_REQUIRED WORK_. Nothing outside the range is to be copied. From the entries below, reproduce exactly the lines starting at the one with "Convert this chart to Altair code." and ending at the one with "import pandas as pd", without pictures.

[Plotting code records]
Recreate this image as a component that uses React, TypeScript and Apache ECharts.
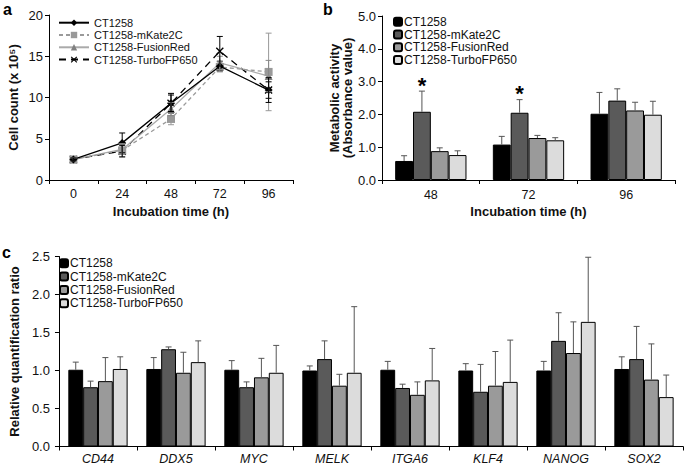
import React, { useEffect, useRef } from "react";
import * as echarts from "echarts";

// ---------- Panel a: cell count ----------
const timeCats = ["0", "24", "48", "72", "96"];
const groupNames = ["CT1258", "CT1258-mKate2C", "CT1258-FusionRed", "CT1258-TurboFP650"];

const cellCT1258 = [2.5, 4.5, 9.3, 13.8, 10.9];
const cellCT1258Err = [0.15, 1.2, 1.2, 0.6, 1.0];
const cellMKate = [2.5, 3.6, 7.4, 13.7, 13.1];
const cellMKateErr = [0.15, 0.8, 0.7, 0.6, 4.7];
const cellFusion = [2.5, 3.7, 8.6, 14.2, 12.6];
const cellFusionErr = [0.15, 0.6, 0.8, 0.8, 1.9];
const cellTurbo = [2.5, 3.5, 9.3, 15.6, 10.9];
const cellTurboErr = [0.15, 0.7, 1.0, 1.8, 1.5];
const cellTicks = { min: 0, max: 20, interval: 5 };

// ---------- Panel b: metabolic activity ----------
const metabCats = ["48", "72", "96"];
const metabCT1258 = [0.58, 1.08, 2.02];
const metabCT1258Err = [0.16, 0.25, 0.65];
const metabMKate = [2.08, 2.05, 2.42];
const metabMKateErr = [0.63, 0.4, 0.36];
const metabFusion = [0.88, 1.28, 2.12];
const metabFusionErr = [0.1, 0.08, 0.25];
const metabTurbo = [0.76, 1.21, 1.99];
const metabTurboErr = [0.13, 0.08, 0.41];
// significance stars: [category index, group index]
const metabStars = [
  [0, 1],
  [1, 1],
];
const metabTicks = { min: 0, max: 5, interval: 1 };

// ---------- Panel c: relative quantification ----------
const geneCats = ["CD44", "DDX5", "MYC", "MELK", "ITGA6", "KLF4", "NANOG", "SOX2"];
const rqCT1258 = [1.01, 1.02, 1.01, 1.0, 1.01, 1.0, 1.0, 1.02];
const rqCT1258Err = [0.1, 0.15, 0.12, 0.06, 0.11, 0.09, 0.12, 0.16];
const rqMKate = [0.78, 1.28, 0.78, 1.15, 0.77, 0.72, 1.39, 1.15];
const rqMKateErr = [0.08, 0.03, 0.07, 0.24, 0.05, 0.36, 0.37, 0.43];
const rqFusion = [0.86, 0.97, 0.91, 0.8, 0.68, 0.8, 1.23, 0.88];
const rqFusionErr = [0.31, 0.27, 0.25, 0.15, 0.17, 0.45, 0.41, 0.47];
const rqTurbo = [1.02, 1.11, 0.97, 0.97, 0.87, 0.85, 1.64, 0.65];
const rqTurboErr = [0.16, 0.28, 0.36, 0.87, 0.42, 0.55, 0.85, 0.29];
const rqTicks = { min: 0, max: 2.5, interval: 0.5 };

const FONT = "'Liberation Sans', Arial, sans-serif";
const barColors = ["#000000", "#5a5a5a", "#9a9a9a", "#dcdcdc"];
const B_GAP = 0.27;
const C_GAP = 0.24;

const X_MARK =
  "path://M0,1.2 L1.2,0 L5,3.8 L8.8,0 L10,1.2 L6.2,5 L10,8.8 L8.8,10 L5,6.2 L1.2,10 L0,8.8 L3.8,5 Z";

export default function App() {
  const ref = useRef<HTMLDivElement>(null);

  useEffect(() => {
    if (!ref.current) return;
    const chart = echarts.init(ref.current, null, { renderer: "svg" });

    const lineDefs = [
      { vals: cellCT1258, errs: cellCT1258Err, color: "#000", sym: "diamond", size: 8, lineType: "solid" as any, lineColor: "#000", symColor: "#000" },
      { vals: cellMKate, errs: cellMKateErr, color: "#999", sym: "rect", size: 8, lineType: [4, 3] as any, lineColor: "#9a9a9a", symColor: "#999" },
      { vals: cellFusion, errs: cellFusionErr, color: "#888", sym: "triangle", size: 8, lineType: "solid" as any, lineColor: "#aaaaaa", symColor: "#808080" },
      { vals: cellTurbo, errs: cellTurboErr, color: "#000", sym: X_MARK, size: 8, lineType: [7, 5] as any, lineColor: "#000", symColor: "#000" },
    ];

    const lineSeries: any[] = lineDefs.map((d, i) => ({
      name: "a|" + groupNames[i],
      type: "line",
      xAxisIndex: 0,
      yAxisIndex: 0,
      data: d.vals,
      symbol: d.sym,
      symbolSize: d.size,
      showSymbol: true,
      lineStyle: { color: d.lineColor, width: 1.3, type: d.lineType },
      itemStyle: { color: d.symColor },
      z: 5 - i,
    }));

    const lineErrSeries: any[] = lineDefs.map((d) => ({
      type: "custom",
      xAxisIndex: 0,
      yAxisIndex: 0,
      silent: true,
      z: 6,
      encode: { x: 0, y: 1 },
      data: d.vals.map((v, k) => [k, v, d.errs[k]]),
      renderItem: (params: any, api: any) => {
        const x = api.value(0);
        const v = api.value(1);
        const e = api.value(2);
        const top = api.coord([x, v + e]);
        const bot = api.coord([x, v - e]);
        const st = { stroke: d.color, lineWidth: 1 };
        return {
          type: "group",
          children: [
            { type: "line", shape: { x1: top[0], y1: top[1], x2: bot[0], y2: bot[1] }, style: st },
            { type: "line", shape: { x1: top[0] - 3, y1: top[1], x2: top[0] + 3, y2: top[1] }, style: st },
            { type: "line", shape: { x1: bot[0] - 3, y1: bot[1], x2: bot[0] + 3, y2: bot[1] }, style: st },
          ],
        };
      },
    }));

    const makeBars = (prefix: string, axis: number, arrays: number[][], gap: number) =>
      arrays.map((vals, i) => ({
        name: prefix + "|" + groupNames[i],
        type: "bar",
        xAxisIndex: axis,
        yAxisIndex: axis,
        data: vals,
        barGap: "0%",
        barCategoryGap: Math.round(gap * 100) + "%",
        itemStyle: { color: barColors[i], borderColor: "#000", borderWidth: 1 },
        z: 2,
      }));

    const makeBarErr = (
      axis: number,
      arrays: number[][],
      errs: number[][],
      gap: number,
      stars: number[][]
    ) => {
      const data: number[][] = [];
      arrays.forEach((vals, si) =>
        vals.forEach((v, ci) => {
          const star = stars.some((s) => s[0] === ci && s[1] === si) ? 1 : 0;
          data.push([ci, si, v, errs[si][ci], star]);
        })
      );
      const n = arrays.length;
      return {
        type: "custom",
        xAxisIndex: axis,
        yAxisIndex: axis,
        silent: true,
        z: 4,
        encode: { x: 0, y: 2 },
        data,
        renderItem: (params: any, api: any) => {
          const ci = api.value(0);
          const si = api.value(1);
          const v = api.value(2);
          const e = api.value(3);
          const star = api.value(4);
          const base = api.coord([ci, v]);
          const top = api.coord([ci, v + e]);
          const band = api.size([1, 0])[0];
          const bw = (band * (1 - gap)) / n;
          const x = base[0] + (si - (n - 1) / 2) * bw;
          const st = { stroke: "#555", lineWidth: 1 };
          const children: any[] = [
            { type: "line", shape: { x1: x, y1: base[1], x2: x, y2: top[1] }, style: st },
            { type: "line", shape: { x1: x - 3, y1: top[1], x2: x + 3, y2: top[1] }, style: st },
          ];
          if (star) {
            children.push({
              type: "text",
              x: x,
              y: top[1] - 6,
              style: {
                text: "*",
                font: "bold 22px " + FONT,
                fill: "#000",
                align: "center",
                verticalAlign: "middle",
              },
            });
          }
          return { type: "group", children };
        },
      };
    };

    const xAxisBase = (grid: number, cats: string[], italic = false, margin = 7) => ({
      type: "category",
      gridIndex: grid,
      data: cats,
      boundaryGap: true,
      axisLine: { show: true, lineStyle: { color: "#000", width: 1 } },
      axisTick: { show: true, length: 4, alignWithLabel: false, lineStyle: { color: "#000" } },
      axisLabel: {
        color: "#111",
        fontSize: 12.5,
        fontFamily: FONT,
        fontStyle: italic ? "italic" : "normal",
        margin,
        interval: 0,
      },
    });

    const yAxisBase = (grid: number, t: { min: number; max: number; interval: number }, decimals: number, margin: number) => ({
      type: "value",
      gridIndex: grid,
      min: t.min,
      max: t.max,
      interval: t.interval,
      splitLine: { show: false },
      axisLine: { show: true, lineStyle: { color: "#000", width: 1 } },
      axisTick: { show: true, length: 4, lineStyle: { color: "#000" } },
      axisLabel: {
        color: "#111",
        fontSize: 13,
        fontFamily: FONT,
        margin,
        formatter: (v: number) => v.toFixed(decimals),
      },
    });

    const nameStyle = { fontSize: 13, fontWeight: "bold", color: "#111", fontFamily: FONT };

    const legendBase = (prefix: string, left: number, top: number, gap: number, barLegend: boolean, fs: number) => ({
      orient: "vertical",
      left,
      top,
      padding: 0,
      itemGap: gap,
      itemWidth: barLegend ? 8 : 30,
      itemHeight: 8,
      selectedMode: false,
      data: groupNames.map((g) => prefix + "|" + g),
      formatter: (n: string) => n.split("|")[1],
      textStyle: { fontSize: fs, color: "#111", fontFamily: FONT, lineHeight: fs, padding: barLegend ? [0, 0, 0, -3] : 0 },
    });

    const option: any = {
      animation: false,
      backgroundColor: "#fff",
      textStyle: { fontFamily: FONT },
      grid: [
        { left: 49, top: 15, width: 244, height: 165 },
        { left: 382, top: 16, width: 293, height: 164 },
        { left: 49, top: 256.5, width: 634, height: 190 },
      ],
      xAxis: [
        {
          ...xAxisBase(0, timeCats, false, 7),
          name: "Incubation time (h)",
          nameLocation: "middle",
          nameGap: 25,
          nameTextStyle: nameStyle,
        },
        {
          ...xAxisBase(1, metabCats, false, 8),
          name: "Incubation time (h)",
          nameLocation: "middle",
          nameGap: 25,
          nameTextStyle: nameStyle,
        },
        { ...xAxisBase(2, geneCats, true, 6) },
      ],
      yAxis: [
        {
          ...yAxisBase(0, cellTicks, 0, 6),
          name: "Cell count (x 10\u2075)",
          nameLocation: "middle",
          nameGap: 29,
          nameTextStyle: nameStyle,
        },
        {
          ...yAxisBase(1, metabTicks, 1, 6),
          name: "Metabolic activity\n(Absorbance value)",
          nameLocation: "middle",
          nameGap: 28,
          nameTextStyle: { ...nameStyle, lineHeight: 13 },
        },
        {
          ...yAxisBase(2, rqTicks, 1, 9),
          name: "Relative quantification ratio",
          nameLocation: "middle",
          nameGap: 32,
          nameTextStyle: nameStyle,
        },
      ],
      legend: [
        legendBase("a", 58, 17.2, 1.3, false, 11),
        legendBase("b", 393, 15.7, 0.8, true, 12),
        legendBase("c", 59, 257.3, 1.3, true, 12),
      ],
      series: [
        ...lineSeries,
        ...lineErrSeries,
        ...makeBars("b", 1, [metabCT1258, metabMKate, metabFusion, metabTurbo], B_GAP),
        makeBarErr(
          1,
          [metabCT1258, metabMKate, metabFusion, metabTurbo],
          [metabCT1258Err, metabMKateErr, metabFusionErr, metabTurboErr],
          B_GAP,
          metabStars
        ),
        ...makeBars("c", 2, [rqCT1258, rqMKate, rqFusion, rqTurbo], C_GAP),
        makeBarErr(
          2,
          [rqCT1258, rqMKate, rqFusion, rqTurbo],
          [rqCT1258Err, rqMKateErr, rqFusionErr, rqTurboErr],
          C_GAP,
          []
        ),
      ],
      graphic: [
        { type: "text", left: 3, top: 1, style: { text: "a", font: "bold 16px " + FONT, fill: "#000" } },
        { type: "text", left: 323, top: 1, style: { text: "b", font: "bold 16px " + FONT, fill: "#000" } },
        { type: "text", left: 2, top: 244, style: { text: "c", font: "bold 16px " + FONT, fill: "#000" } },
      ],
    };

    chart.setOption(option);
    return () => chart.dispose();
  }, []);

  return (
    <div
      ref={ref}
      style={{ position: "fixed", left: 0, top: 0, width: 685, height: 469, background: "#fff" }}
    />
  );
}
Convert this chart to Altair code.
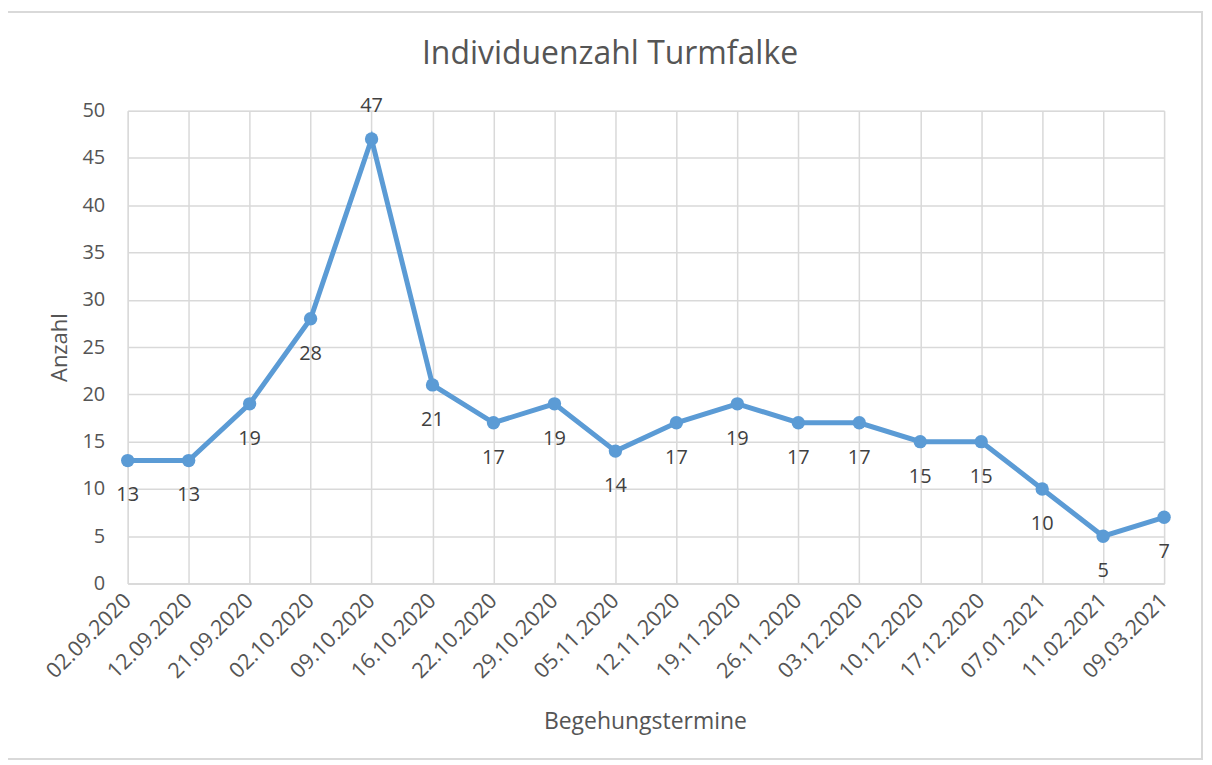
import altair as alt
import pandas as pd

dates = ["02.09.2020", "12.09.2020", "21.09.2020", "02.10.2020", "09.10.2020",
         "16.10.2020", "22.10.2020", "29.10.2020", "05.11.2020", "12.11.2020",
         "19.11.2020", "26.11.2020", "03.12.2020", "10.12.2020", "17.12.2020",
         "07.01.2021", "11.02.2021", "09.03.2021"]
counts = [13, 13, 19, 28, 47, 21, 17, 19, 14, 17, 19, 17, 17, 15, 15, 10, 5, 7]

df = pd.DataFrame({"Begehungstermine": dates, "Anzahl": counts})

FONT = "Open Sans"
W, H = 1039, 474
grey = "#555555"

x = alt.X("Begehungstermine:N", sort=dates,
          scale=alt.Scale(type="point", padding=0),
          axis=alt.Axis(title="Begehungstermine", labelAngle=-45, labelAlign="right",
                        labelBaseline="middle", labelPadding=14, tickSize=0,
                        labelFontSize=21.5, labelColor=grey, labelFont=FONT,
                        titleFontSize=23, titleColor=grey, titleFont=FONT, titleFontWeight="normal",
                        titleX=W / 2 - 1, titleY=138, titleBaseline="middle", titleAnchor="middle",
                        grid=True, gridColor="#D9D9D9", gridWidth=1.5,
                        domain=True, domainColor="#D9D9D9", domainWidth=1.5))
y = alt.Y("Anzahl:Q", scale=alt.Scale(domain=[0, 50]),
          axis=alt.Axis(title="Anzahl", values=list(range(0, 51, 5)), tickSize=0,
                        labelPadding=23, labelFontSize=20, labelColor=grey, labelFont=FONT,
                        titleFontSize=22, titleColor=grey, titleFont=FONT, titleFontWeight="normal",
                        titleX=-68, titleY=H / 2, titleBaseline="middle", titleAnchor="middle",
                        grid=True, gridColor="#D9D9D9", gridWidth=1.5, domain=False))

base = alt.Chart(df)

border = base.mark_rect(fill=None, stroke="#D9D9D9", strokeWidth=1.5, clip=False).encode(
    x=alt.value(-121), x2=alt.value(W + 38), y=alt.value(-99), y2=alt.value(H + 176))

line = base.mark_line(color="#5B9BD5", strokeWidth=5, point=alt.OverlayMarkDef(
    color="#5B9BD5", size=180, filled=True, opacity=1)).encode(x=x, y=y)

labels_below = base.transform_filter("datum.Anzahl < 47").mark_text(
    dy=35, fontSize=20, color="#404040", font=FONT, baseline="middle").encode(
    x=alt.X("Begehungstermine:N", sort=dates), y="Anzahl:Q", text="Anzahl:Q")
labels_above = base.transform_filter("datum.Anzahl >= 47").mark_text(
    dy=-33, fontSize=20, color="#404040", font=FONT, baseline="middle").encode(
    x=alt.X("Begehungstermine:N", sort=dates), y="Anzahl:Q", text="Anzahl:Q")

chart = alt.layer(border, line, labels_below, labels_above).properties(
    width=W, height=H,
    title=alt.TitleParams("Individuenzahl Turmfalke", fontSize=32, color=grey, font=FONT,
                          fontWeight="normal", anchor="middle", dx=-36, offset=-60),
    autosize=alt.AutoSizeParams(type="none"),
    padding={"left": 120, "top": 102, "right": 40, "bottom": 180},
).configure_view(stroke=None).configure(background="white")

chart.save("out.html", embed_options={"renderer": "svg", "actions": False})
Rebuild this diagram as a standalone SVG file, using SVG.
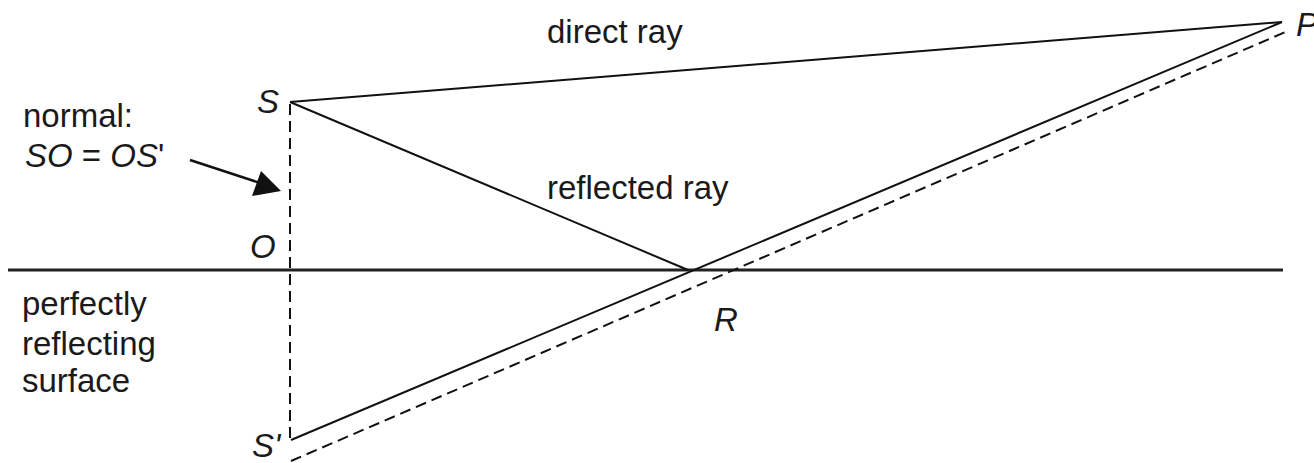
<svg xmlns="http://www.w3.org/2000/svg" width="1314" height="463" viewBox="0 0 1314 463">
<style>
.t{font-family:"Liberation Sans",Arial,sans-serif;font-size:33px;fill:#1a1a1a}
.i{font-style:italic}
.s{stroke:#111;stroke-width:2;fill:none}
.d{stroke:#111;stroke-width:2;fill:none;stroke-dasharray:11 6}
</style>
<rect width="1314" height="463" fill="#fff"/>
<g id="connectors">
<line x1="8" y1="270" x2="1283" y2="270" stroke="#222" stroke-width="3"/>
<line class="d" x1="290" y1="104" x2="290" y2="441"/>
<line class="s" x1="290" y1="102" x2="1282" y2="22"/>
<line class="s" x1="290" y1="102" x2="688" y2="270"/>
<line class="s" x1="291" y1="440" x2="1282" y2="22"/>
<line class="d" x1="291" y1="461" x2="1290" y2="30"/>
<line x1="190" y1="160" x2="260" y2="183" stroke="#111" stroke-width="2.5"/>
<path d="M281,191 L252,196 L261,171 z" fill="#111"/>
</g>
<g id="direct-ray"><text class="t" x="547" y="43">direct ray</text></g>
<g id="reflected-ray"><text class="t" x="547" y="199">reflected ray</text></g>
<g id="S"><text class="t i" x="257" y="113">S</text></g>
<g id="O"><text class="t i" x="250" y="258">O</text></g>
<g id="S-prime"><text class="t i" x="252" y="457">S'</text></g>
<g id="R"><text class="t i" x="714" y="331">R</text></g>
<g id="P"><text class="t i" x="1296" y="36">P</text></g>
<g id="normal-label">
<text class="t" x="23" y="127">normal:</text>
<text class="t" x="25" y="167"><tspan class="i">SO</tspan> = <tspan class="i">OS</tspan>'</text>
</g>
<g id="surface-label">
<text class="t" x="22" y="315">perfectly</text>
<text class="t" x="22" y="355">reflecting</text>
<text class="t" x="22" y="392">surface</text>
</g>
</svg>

_OUTPUT OF THE TASK_.
Convert this chart to Altair code.
import altair as alt
import pandas as pd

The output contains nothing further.